▶ [What is expected] Retype the data exactly, from its first line to the line containing "XAxis, YAxis, LabelList", including both, and skip any picture.

▶ [Data extract]
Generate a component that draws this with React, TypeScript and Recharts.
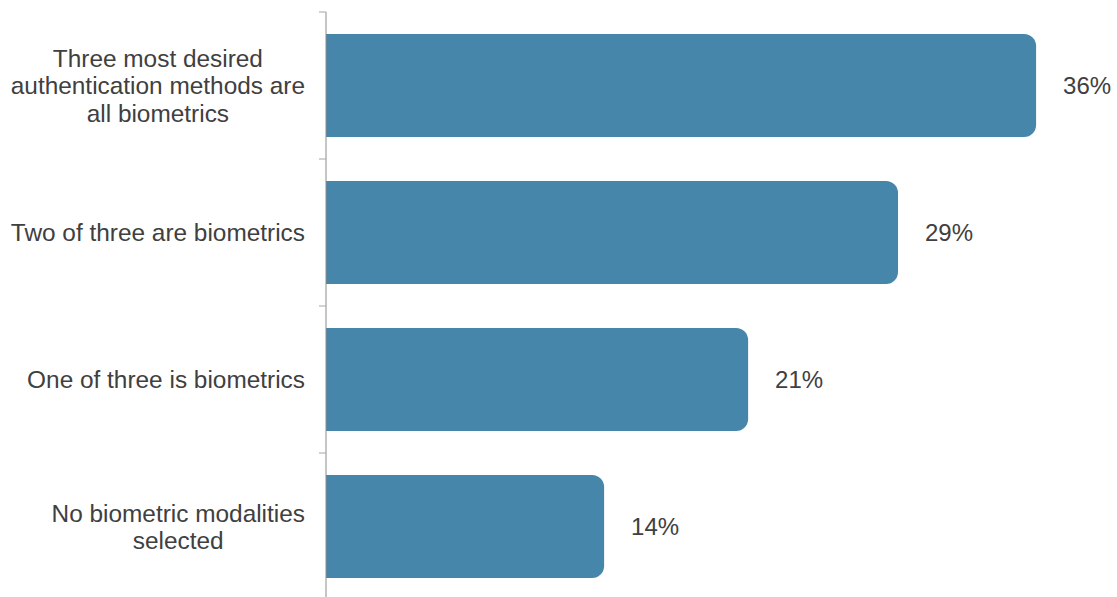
import { BarChart, Bar, XAxis, YAxis, LabelList } from "recharts";

const categories = [
  "Three most desired\nauthentication methods are\nall biometrics",
  "Two of three are biometrics",
  "One of three is biometrics",
  "No biometric modalities\nselected",
];
const shares = [36, 29, 21.4, 14.1];

const data = categories.map((name, i) => ({ name, value: shares[i] }));

document.body.style.margin = "0";

const FONT = "'Liberation Sans', Arial, sans-serif";
const TEXT = "#404040";
const BAND = 147;
const CAT_SIZE = 24.4;

const ctx = document.createElement("canvas").getContext("2d");
const textWidth = (s: string) => {
  if (!ctx) return s.length * 12;
  ctx.font = `${CAT_SIZE}px ${FONT}`;
  return ctx.measureText(s).width;
};

const CategoryTick = (props: any) => {
  const { x, y, payload } = props;
  const lines: string[] = String(payload.value).split("\n");
  const widest = Math.max(...lines.map(textWidth));
  const cx = x - widest / 2;
  const top = y - ((lines.length - 1) * 27.5) / 2;
  return (
    <g>
      <line x1={x + 14} x2={x + 21} y1={y - BAND / 2} y2={y - BAND / 2} stroke="#a6a6a6" />
      <text textAnchor="middle" fill={TEXT} fontSize={CAT_SIZE} fontFamily={FONT}>
        {lines.map((l, i) => (
          <tspan key={i} x={cx} y={top + i * 27.5} dy="0.36em">
            {l}
          </tspan>
        ))}
      </text>
    </g>
  );
};

const App = () => {
  return (
    <div style={{ height: 597, overflow: "hidden" }}>
      <BarChart
        width={1117}
        height={600}
        data={data}
        layout="vertical"
        margin={{ top: 12, right: 2, bottom: 0, left: 0 }}
        barCategoryGap="15%"
      >
        <XAxis type="number" domain={[0, 40]} hide />
        <YAxis
          type="category"
          dataKey="name"
          width={326}
          axisLine={{ stroke: "#8c8c8c" }}
          tickLine={false}
          tickSize={0}
          tickMargin={21}
          tick={<CategoryTick />}
          interval={0}
        />
        <Bar dataKey="value" fill="#4786ab" radius={[0, 12, 12, 0]} isAnimationActive={false}>
          <LabelList
            dataKey="value"
            position="right"
            offset={27}
            formatter={(v: any) => `${Math.round(Number(v))}%`}
            fill={TEXT}
            fontSize={24}
            fontFamily={FONT}
          />
        </Bar>
      </BarChart>
    </div>
  );
};

export default App;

▶ [Result of this task]
Generate a component that draws this with React, TypeScript and Recharts.
import { BarChart, Bar, XAxis, YAxis, LabelList } from "recharts";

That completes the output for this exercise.